This article was published in The Fringe, July 2016
Cutty Grass or Gahnia - species host for Forest Ringlet Butterflies
Cutty Grass or Gahnia is the essential host species for the rapidly disappearing forest ringlet butterfly. Gahnia are where the adult female of the rare forest ringlet butterfly (Dodonidia helmsii) deposits her eggs. It is the food source for the emerging caterpillars. If we are ever to have our native butterflies in our cities we need to provide the host plants for them to feed on, even if the plants are lacerating if you approach too closely.
This year the Moths & Butterflies Trust of NZ is embarking on a campaign to save NZ's forest ringlet. It is only found in New Zealand, is the only one of its kind in the world and, sadly, it's on the decline.
With your help we can reverse this situation. Join the MBTNZ's special campaign they will be launching this month.
The April 2013 Fringe article was about Gahnia and it mentioned that the forest ringlet depended upon the various plant species. This article provides a bit more detail.
Most New Zealanders know and are cautious of cutty grass for obvious reasons - it cuts. Technically speaking, however, Gahnia species are sedges not grasses. In New Zealand we restrict the 'cutty grass' label to Gahnia species, despite both toetoe and pampas being true grasses which can also cut.
There are 6 species of Gahnia. In the Waitakere Ranges three of them are common and one, Gahnia pauciflora, is less commonly found there. Of the two species that do not occur within the Waitakere Ranges, Gahnia procera is found in mountains from Coromandel south, and Gahnia rigida is found in the Central North Island and the top of the South Island.
For much of Blockhouse Bay, Green Bay and Titirangi it is Gahnia lacera, or coastal cutty grass, that is most common.

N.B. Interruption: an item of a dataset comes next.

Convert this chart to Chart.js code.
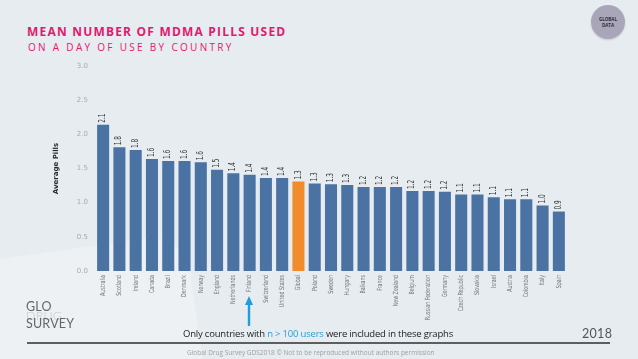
<!DOCTYPE html>
<html>
<head>
<meta charset="utf-8">
<script src="https://cdn.jsdelivr.net/npm/chart.js@4"></script>
<style>
  html, body { margin: 0; padding: 0; }
  body { width: 638px; height: 359px; background: #e6ecef; position: relative; overflow: hidden; font-family: "Open Sans", "DejaVu Sans", sans-serif; }
  #bgShape { position: absolute; left: -60px; top: 250px; width: 260px; height: 200px; background: #edf1f3; border-radius: 40px; transform: rotate(-8deg); }
  #chartBox { position: absolute; left: 0; top: 0; width: 638px; height: 359px; }
  .title { position: absolute; left: 27px; top: 23px; color: #e3186f; font-weight: bold; font-size: 12px; letter-spacing: 1.2px; }
  .subtitle { position: absolute; left: 28px; top: 40px; color: #e3186f; font-size: 10px; letter-spacing: 2.3px; }
  .badge { position: absolute; left: 591px; top: 5px; width: 34px; height: 34px; border-radius: 50%; background: #aaa6b9; color: #2c2c3a; font-size: 4.5px; font-weight: bold; text-align: center; line-height: 6px; padding-top: 11px; box-sizing: border-box; box-shadow: 0 1px 2px rgba(0,0,0,0.15); }
  .logo { position: absolute; left: 26px; top: 303px; font-family: "Lato", "Open Sans", sans-serif; font-size: 12.5px; line-height: 8.7px; color: #666; letter-spacing: 0.2px; }
  .logo .drug { color: #c4c8ca; font-weight: 300; }
  .note { position: absolute; left: 183px; top: 327px; font-size: 9.5px; color: #222; font-family: "Open Sans", sans-serif; letter-spacing: -0.2px; }
  .note span { color: #27a0d9; }
  .year { position: absolute; left: 582px; top: 326px; font-size: 12.5px; color: #555; font-family: "Lato", "Open Sans", sans-serif; letter-spacing: 0.3px; }
  .rule { position: absolute; left: 27px; top: 342px; width: 583px; height: 2px; background: #5e5e5e; }
  .footer { position: absolute; left: 187px; top: 348px; font-size: 6.5px; color: #a0a0a0; }
  .arrow { position: absolute; left: 245px; top: 296px; width: 8px; height: 30px; }
</style>
</head>
<body>
<div id="bgShape"></div>
<div class="title">MEAN NUMBER OF MDMA PILLS USED</div>
<div class="subtitle">ON A DAY OF USE BY COUNTRY</div>
<div class="badge">GLOBAL<br>DATA</div>
<div id="chartBox"><canvas id="myChart" width="638" height="359"></canvas></div>
<svg class="arrow" viewBox="0 0 8 30"><polygon points="4,0 8,9 5.2,9 5.2,30 2.8,30 2.8,9 0,9" fill="#1e9fdb"/></svg>
<div class="logo">GLO<br><span class="drug">DRUG</span><br>SURVEY</div>
<div class="note">Only countries with <span>n &gt; 100 users</span> were included in these graphs</div>
<div class="year">2018</div>
<div class="rule"></div>
<div class="footer">Global Drug Survey GDS2018 © Not to be reproduced without authors permission</div>
<script>
const countries = ['Australia', 'Scotland', 'Ireland', 'Canada', 'Brazil', 'Denmark', 'Norway', 'England',
  'Netherlands', 'Finland', 'Switzerland', 'United States', 'Global', 'Poland', 'Sweden', 'Hungary',
  'Balkans', 'France', 'New Zealand', 'Belgium', 'Russian Federation', 'Germany', 'Czech Republic',
  'Slovakia', 'Israel', 'Austria', 'Colombia', 'Italy', 'Spain'];
const avgPills = [2.14, 1.81, 1.77, 1.64, 1.61, 1.61, 1.59, 1.48, 1.43, 1.41, 1.36, 1.36, 1.31, 1.28,
  1.27, 1.26, 1.23, 1.23, 1.23, 1.17, 1.17, 1.16, 1.12, 1.12, 1.08, 1.05, 1.05, 0.96, 0.87];
const yTicks = [0, 0.5, 1.0, 1.5, 2.0, 2.5, 3.0];

const blue = '#4a73a3';
const orange = '#f18b2c';
const barColors = countries.map(c => c === 'Global' ? orange : blue);
const narrow = '"DejaVu Sans", sans-serif';

// value labels above each bar, turned on their side (squeezed to look condensed)
const barLabels = {
  id: 'barLabels',
  afterDatasetsDraw(chart) {
    const ctx = chart.ctx;
    const meta = chart.getDatasetMeta(0);
    ctx.save();
    ctx.font = '8px ' + narrow;
    ctx.fillStyle = '#333';
    ctx.textAlign = 'left';
    ctx.textBaseline = 'middle';
    meta.data.forEach((bar, i) => {
      ctx.save();
      ctx.translate(bar.x, bar.y - 2);
      ctx.rotate(-Math.PI / 2);
      ctx.scale(0.72, 1);
      ctx.fillText(avgPills[i].toFixed(1), 0, 0);
      ctx.restore();
    });
    ctx.restore();
  }
};

// country names under the bars, same squeeze
const xNames = {
  id: 'xNames',
  afterDraw(chart) {
    const ctx = chart.ctx;
    const xs = chart.scales.x;
    ctx.save();
    ctx.font = '7px ' + narrow;
    ctx.fillStyle = '#6f7477';
    ctx.textAlign = 'right';
    ctx.textBaseline = 'middle';
    countries.forEach((name, i) => {
      ctx.save();
      ctx.translate(xs.getPixelForTick(i), xs.top + 4);
      ctx.rotate(-Math.PI / 2);
      ctx.scale(0.68, 1);
      ctx.fillText(name, 0, 0);
      ctx.restore();
    });
    ctx.restore();
  }
};

const ctx = document.getElementById('myChart').getContext('2d');
new Chart(ctx, {
  type: 'bar',
  data: {
    labels: countries,
    datasets: [{
      data: avgPills,
      backgroundColor: barColors,
      barPercentage: 0.74,
      categoryPercentage: 1.0
    }]
  },
  options: {
    responsive: false,
    animation: false,
    layout: { padding: { left: 52, right: 71, top: 66, bottom: 0 } },
    plugins: { legend: { display: false }, tooltip: { enabled: false } },
    scales: {
      x: {
        grid: { display: false, drawTicks: false },
        border: { display: false },
        afterFit(scale) { scale.height = 88; },
        ticks: { display: false, autoSkip: false }
      },
      y: {
        min: 0,
        max: 3,
        afterFit(scale) { scale.width = 43; },
        afterBuildTicks(scale) { scale.ticks = yTicks.map(v => ({ value: v })); },
        grid: { display: false, drawTicks: false },
        border: { display: false },
        title: {
          display: true,
          text: 'Average Pills',
          color: '#2a2a2a',
          padding: 0,
          font: { family: narrow, size: 7, weight: 'bold' }
        },
        ticks: {
          padding: 7,
          color: '#a3abb0',
          callback: v => v.toFixed(1),
          font: { family: narrow, size: 7 }
        }
      }
    }
  },
  plugins: [barLabels, xNames]
});
</script>
</body>
</html>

This description has been adapted from one by Dr Rhys Gardner, an eminent Auckland botanist and erudite 'Westie'.
"The 1 - 2 metre coastal cutty grass, Gahnia lacera, is easily found by those on the coast as it is abundant in most pieces of dryish coastal forest and scrub here. Gahnia lacera is different from the dense tussocky growth of the other species in that it forms comparatively open colonies like 'a small yellow green bamboo' with the new rhizome segments being more or less horizontal and breaking through the bases of the scale leaves that enclose them. The upper surface (adaxial) of the leaf blade is hardly if at all ridged and is quite smooth (i.e. papillae and teeth are lacking). Notably, a distinct straw-coloured midrib is present on the adaxial surface, a feature which none of the other NZ species have. The small black nut of Gahnia lacera is also very distinctive."
The name 'lacera' suggests it is the most lacerating of the species, yet it is pleasant to handle and walk through and scarcely cuts even when put to the test.
The two other common species in the Waitakeres are much larger, standing 2 or 3 metres tall when flowering, and the foliage is equally long but droops elegantly, being longer and sharper than Gahnia lacera. Probably in the Waitakere Ranges the most common is Gahnia setifolia which tends to grow on the poorer soils such as on ridges where impoverished clay soils predominate, which can be wet in winter but are particularly dry in summer. The second common species is Gahnia xanthocarpa which prefers richer soils, generally found in the wetter valley floors, swamps and bogs. They are very similar in appearance but generally G. xanthocarpa has dark, glossy green leaves and glossy black seeds, whereas G. setifolia is a paler green and its seeds are a reddish brown colour. All of which is totally confusing as xanthocarpa means yellow fruit. And there is not much that is bristling about the leaves of setifolia, although the name means bristle leaves.
So why should I encourage you to plant such vicious plants? The answer as always is that they are the natural species for the area, and deserve a place in the garden. But more than that, they are part of the ecosystem which occurred prior to man's arrival and in most of suburbia we have totally displaced them. If they go, so do the many species that depend upon them, such as the copper butterflies that flit so elusively in the sunlight, and the forest ringlets which will have to be reintroduced to the Waitakeres from elsewhere, as they have disappeared from our rainforest and now are generally seen only in beech forests.
Plant some cutty grass, join the MBTNZ and bring back the ringlets.